--- START OF Dataset section ---
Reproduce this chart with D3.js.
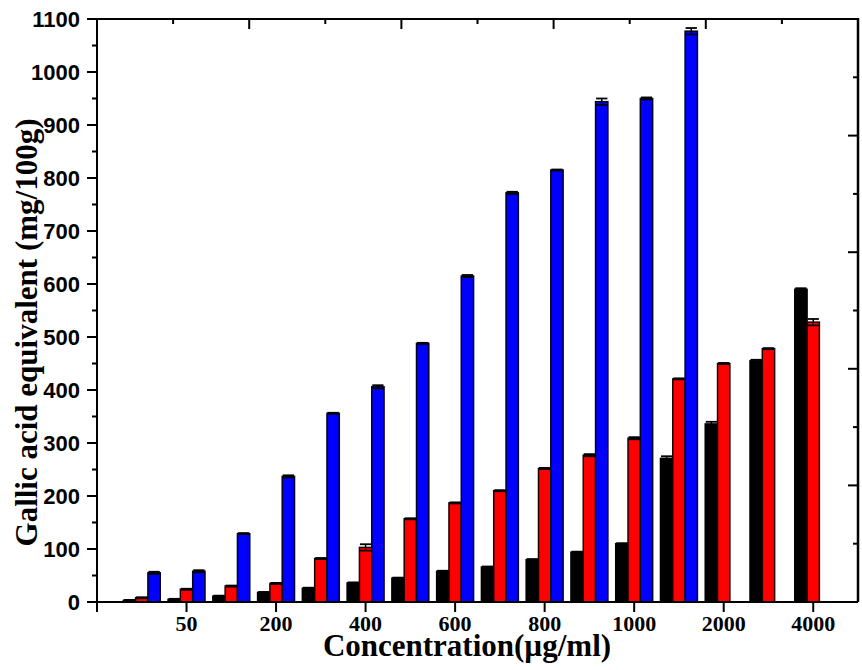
<!DOCTYPE html>
<html>
<head>
<meta charset="utf-8">
<script src="https://cdn.jsdelivr.net/npm/d3@7"></script>
<style>
  html, body { margin: 0; padding: 0; background: #fff; }
  svg { display: block; }
</style>
</head>
<body>
<script>
// ---- data ----
const categories = [1, 2, 3, 4, 5, 6, 7, 8, 9, 10, 11, 12, 13, 14, 15, 16];
const tickPositions = [2, 4, 6, 8, 10, 12, 14, 16];
const tickLabels = ["50", "200", "400", "600", "800", "1000", "2000", "4000"];
const blackValues = [3, 5, 11, 18, 26, 36, 45, 58, 66, 80, 94, 110, 271, 336, 455, 590];
const blackErrors = [1, 1, 1, 1, 1, 1, 1, 1, 1, 1, 1, 1, 4, 4, 2, 2];
const redValues = [8, 24, 30, 35, 82, 103, 157, 187, 210, 252, 277, 309, 421, 450, 478, 528];
const redErrors = [1, 1, 1, 1, 1, 6, 1, 1, 1, 1, 2, 2, 1, 1, 1, 6];
const blueValues = [55, 58, 129, 237, 356, 406, 488, 615, 772, 815, 944, 950, 1077];
const blueErrors = [2, 2, 1, 2, 1, 3, 1, 2, 2, 1, 6, 2, 6];
const yTicks = [0, 100, 200, 300, 400, 500, 600, 700, 800, 900, 1000, 1100];
const yTitle = "Gallic acid equivalent (mg/100g)";
const xTitle = "Concentration(\u00b5g/ml)";

(function () {
const W = 862, H = 670;
const pL = 97, pR = 858, pT = 19, pB = 602;

const svg = d3.select("body").append("svg").attr("width", W).attr("height", H);

const x = d3.scaleLinear().domain([0, 17]).range([pL, pR]);
const y = d3.scaleLinear().domain([0, 1100]).range([pB, pT]);
const barW = x(0.275) - x(0);

const series = [
  { name: "black", values: blackValues, errors: blackErrors, fill: "#000000", stroke: "#000000", offset: -1 },
  { name: "red", values: redValues, errors: redErrors, fill: "#ff0000", stroke: "#1a0000", offset: 0 },
  { name: "blue", values: blueValues, errors: blueErrors, fill: "#0000ff", stroke: "#000020", offset: 1 }
];

const g = svg.append("g");

series.forEach(s => {
  const data = s.values.map((v, i) => ({ c: categories[i], v, e: s.errors[i] }));
  const cx = d => x(d.c) + s.offset * barW;
  g.selectAll(null).data(data).enter().append("rect")
    .attr("x", d => cx(d) - barW / 2)
    .attr("y", d => y(d.v))
    .attr("width", barW)
    .attr("height", d => y(0) - y(d.v))
    .attr("fill", s.fill)
    .attr("stroke", s.stroke)
    .attr("stroke-width", 1.5);
  const eg = g.selectAll(null).data(data).enter().append("g");
  eg.append("line")
    .attr("x1", cx).attr("x2", cx)
    .attr("y1", d => y(d.v + d.e)).attr("y2", d => y(d.v - d.e))
    .attr("stroke", "#000").attr("stroke-width", 1.5);
  eg.append("line")
    .attr("x1", d => cx(d) - barW / 2 + 0.5).attr("x2", d => cx(d) + barW / 2 - 0.5)
    .attr("y1", d => y(d.v + d.e)).attr("y2", d => y(d.v + d.e))
    .attr("stroke", "#000").attr("stroke-width", 1.8);
  eg.append("line")
    .attr("x1", d => cx(d) - barW / 2 + 0.5).attr("x2", d => cx(d) + barW / 2 - 0.5)
    .attr("y1", d => y(d.v - d.e)).attr("y2", d => y(d.v - d.e))
    .attr("stroke", "#000").attr("stroke-width", 1.8);
});

// ---- axes ----
const axisG = svg.append("g");

axisG.append("line").attr("x1", pL).attr("x2", pR).attr("y1", pB).attr("y2", pB)
  .attr("stroke", "#000").attr("stroke-width", 2);
axisG.append("line").attr("x1", pL).attr("x2", pR).attr("y1", pT).attr("y2", pT)
  .attr("stroke", "#000").attr("stroke-width", 2);
axisG.append("line").attr("x1", pL).attr("x2", pL).attr("y1", pT).attr("y2", pB)
  .attr("stroke", "#000").attr("stroke-width", 2);
axisG.append("line").attr("x1", pR).attr("x2", pR).attr("y1", pT - 1).attr("y2", pB)
  .attr("stroke", "#000").attr("stroke-width", 2.5);

const yMinor = d3.range(50, 1100, 100);
axisG.selectAll(null).data(yTicks).enter().append("line")
  .attr("x1", pL - 10).attr("x2", pL).attr("y1", d => y(d)).attr("y2", d => y(d))
  .attr("stroke", "#000").attr("stroke-width", 2);
axisG.selectAll(null).data(yMinor).enter().append("line")
  .attr("x1", pL - 5).attr("x2", pL).attr("y1", d => y(d)).attr("y2", d => y(d))
  .attr("stroke", "#000").attr("stroke-width", 2);
axisG.selectAll(null).data(yTicks).enter().append("text")
  .attr("x", 80).attr("y", d => y(d) + 8)
  .attr("text-anchor", "end")
  .attr("font-family", "'Liberation Sans', Arial, sans-serif")
  .attr("font-weight", "bold").attr("font-size", 22)
  .text(d => d);

const bottomTicks = [0].concat(tickPositions);
axisG.selectAll(null).data(bottomTicks).enter().append("line")
  .attr("x1", d => x(d)).attr("x2", d => x(d)).attr("y1", pB).attr("y2", pB + 10)
  .attr("stroke", "#000").attr("stroke-width", 2);
axisG.selectAll(null).data(tickPositions).enter().append("text")
  .attr("x", d => x(d)).attr("y", 631)
  .attr("text-anchor", "middle")
  .attr("font-family", "'Liberation Serif', 'Times New Roman', serif")
  .attr("font-weight", "bold").attr("font-size", 22)
  .text((d, i) => tickLabels[i]);

const xTop = d3.scaleLinear().domain([0, 10]).range([pL, pR]);
axisG.selectAll(null).data(d3.range(1, 10)).enter().append("line")
  .attr("x1", d => xTop(d)).attr("x2", d => xTop(d))
  .attr("y1", pT).attr("y2", d => pT + (d % 2 === 0 ? 10 : 5))
  .attr("stroke", "#000").attr("stroke-width", 2);

const yRight = d3.scaleLinear().domain([0, 10]).range([pB, pT]);
axisG.selectAll(null).data(d3.range(1, 10)).enter().append("line")
  .attr("x1", pR).attr("x2", d => pR - (d % 2 === 0 ? 10 : 5))
  .attr("y1", d => yRight(d)).attr("y2", d => yRight(d))
  .attr("stroke", "#000").attr("stroke-width", 2);

svg.append("text")
  .attr("transform", `translate(37, ${(pT + pB) / 2 + 22}) rotate(-90)`)
  .attr("text-anchor", "middle")
  .attr("font-family", "'Liberation Serif', 'Times New Roman', serif")
  .attr("font-weight", "bold").attr("font-size", 31)
  .text(yTitle);

svg.append("text")
  .attr("x", 467).attr("y", 656)
  .attr("text-anchor", "middle")
  .attr("font-family", "'Liberation Serif', 'Times New Roman', serif")
  .attr("font-weight", "bold").attr("font-size", 31)
  .text(xTitle);
})();
</script>
</body>
</html>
--- END OF Dataset section ---
Print each line of the material above exactly, with the pictures removed from your copy.

## Written response
Reproduce this chart with D3.js.
<!DOCTYPE html>
<html>
<head>
<meta charset="utf-8">
<script src="https://cdn.jsdelivr.net/npm/d3@7"></script>
<style>
  html, body { margin: 0; padding: 0; background: #fff; }
  svg { display: block; }
</style>
</head>
<body>
<script>
// ---- data ----
const categories = [1, 2, 3, 4, 5, 6, 7, 8, 9, 10, 11, 12, 13, 14, 15, 16];
const tickPositions = [2, 4, 6, 8, 10, 12, 14, 16];
const tickLabels = ["50", "200", "400", "600", "800", "1000", "2000", "4000"];
const blackValues = [3, 5, 11, 18, 26, 36, 45, 58, 66, 80, 94, 110, 271, 336, 455, 590];
const blackErrors = [1, 1, 1, 1, 1, 1, 1, 1, 1, 1, 1, 1, 4, 4, 2, 2];
const redValues = [8, 24, 30, 35, 82, 103, 157, 187, 210, 252, 277, 309, 421, 450, 478, 528];
const redErrors = [1, 1, 1, 1, 1, 6, 1, 1, 1, 1, 2, 2, 1, 1, 1, 6];
const blueValues = [55, 58, 129, 237, 356, 406, 488, 615, 772, 815, 944, 950, 1077];
const blueErrors = [2, 2, 1, 2, 1, 3, 1, 2, 2, 1, 6, 2, 6];
const yTicks = [0, 100, 200, 300, 400, 500, 600, 700, 800, 900, 1000, 1100];
const yTitle = "Gallic acid equivalent (mg/100g)";
const xTitle = "Concentration(\u00b5g/ml)";

(function () {
const W = 862, H = 670;
const pL = 97, pR = 858, pT = 19, pB = 602;

const svg = d3.select("body").append("svg").attr("width", W).attr("height", H);

const x = d3.scaleLinear().domain([0, 17]).range([pL, pR]);
const y = d3.scaleLinear().domain([0, 1100]).range([pB, pT]);
const barW = x(0.275) - x(0);

const series = [
  { name: "black", values: blackValues, errors: blackErrors, fill: "#000000", stroke: "#000000", offset: -1 },
  { name: "red", values: redValues, errors: redErrors, fill: "#ff0000", stroke: "#1a0000", offset: 0 },
  { name: "blue", values: blueValues, errors: blueErrors, fill: "#0000ff", stroke: "#000020", offset: 1 }
];

const g = svg.append("g");

series.forEach(s => {
  const data = s.values.map((v, i) => ({ c: categories[i], v, e: s.errors[i] }));
  const cx = d => x(d.c) + s.offset * barW;
  g.selectAll(null).data(data).enter().append("rect")
    .attr("x", d => cx(d) - barW / 2)
    .attr("y", d => y(d.v))
    .attr("width", barW)
    .attr("height", d => y(0) - y(d.v))
    .attr("fill", s.fill)
    .attr("stroke", s.stroke)
    .attr("stroke-width", 1.5);
  const eg = g.selectAll(null).data(data).enter().append("g");
  eg.append("line")
    .attr("x1", cx).attr("x2", cx)
    .attr("y1", d => y(d.v + d.e)).attr("y2", d => y(d.v - d.e))
    .attr("stroke", "#000").attr("stroke-width", 1.5);
  eg.append("line")
    .attr("x1", d => cx(d) - barW / 2 + 0.5).attr("x2", d => cx(d) + barW / 2 - 0.5)
    .attr("y1", d => y(d.v + d.e)).attr("y2", d => y(d.v + d.e))
    .attr("stroke", "#000").attr("stroke-width", 1.8);
  eg.append("line")
    .attr("x1", d => cx(d) - barW / 2 + 0.5).attr("x2", d => cx(d) + barW / 2 - 0.5)
    .attr("y1", d => y(d.v - d.e)).attr("y2", d => y(d.v - d.e))
    .attr("stroke", "#000").attr("stroke-width", 1.8);
});

// ---- axes ----
const axisG = svg.append("g");

axisG.append("line").attr("x1", pL).attr("x2", pR).attr("y1", pB).attr("y2", pB)
  .attr("stroke", "#000").attr("stroke-width", 2);
axisG.append("line").attr("x1", pL).attr("x2", pR).attr("y1", pT).attr("y2", pT)
  .attr("stroke", "#000").attr("stroke-width", 2);
axisG.append("line").attr("x1", pL).attr("x2", pL).attr("y1", pT).attr("y2", pB)
  .attr("stroke", "#000").attr("stroke-width", 2);
axisG.append("line").attr("x1", pR).attr("x2", pR).attr("y1", pT - 1).attr("y2", pB)
  .attr("stroke", "#000").attr("stroke-width", 2.5);

const yMinor = d3.range(50, 1100, 100);
axisG.selectAll(null).data(yTicks).enter().append("line")
  .attr("x1", pL - 10).attr("x2", pL).attr("y1", d => y(d)).attr("y2", d => y(d))
  .attr("stroke", "#000").attr("stroke-width", 2);
axisG.selectAll(null).data(yMinor).enter().append("line")
  .attr("x1", pL - 5).attr("x2", pL).attr("y1", d => y(d)).attr("y2", d => y(d))
  .attr("stroke", "#000").attr("stroke-width", 2);
axisG.selectAll(null).data(yTicks).enter().append("text")
  .attr("x", 80).attr("y", d => y(d) + 8)
  .attr("text-anchor", "end")
  .attr("font-family", "'Liberation Sans', Arial, sans-serif")
  .attr("font-weight", "bold").attr("font-size", 22)
  .text(d => d);

const bottomTicks = [0].concat(tickPositions);
axisG.selectAll(null).data(bottomTicks).enter().append("line")
  .attr("x1", d => x(d)).attr("x2", d => x(d)).attr("y1", pB).attr("y2", pB + 10)
  .attr("stroke", "#000").attr("stroke-width", 2);
axisG.selectAll(null).data(tickPositions).enter().append("text")
  .attr("x", d => x(d)).attr("y", 631)
  .attr("text-anchor", "middle")
  .attr("font-family", "'Liberation Serif', 'Times New Roman', serif")
  .attr("font-weight", "bold").attr("font-size", 22)
  .text((d, i) => tickLabels[i]);

const xTop = d3.scaleLinear().domain([0, 10]).range([pL, pR]);
axisG.selectAll(null).data(d3.range(1, 10)).enter().append("line")
  .attr("x1", d => xTop(d)).attr("x2", d => xTop(d))
  .attr("y1", pT).attr("y2", d => pT + (d % 2 === 0 ? 10 : 5))
  .attr("stroke", "#000").attr("stroke-width", 2);

const yRight = d3.scaleLinear().domain([0, 10]).range([pB, pT]);
axisG.selectAll(null).data(d3.range(1, 10)).enter().append("line")
  .attr("x1", pR).attr("x2", d => pR - (d % 2 === 0 ? 10 : 5))
  .attr("y1", d => yRight(d)).attr("y2", d => yRight(d))
  .attr("stroke", "#000").attr("stroke-width", 2);

svg.append("text")
  .attr("transform", `translate(37, ${(pT + pB) / 2 + 22}) rotate(-90)`)
  .attr("text-anchor", "middle")
  .attr("font-family", "'Liberation Serif', 'Times New Roman', serif")
  .attr("font-weight", "bold").attr("font-size", 31)
  .text(yTitle);

svg.append("text")
  .attr("x", 467).attr("y", 656)
  .attr("text-anchor", "middle")
  .attr("font-family", "'Liberation Serif', 'Times New Roman', serif")
  .attr("font-weight", "bold").attr("font-size", 31)
  .text(xTitle);
})();
</script>
</body>
</html>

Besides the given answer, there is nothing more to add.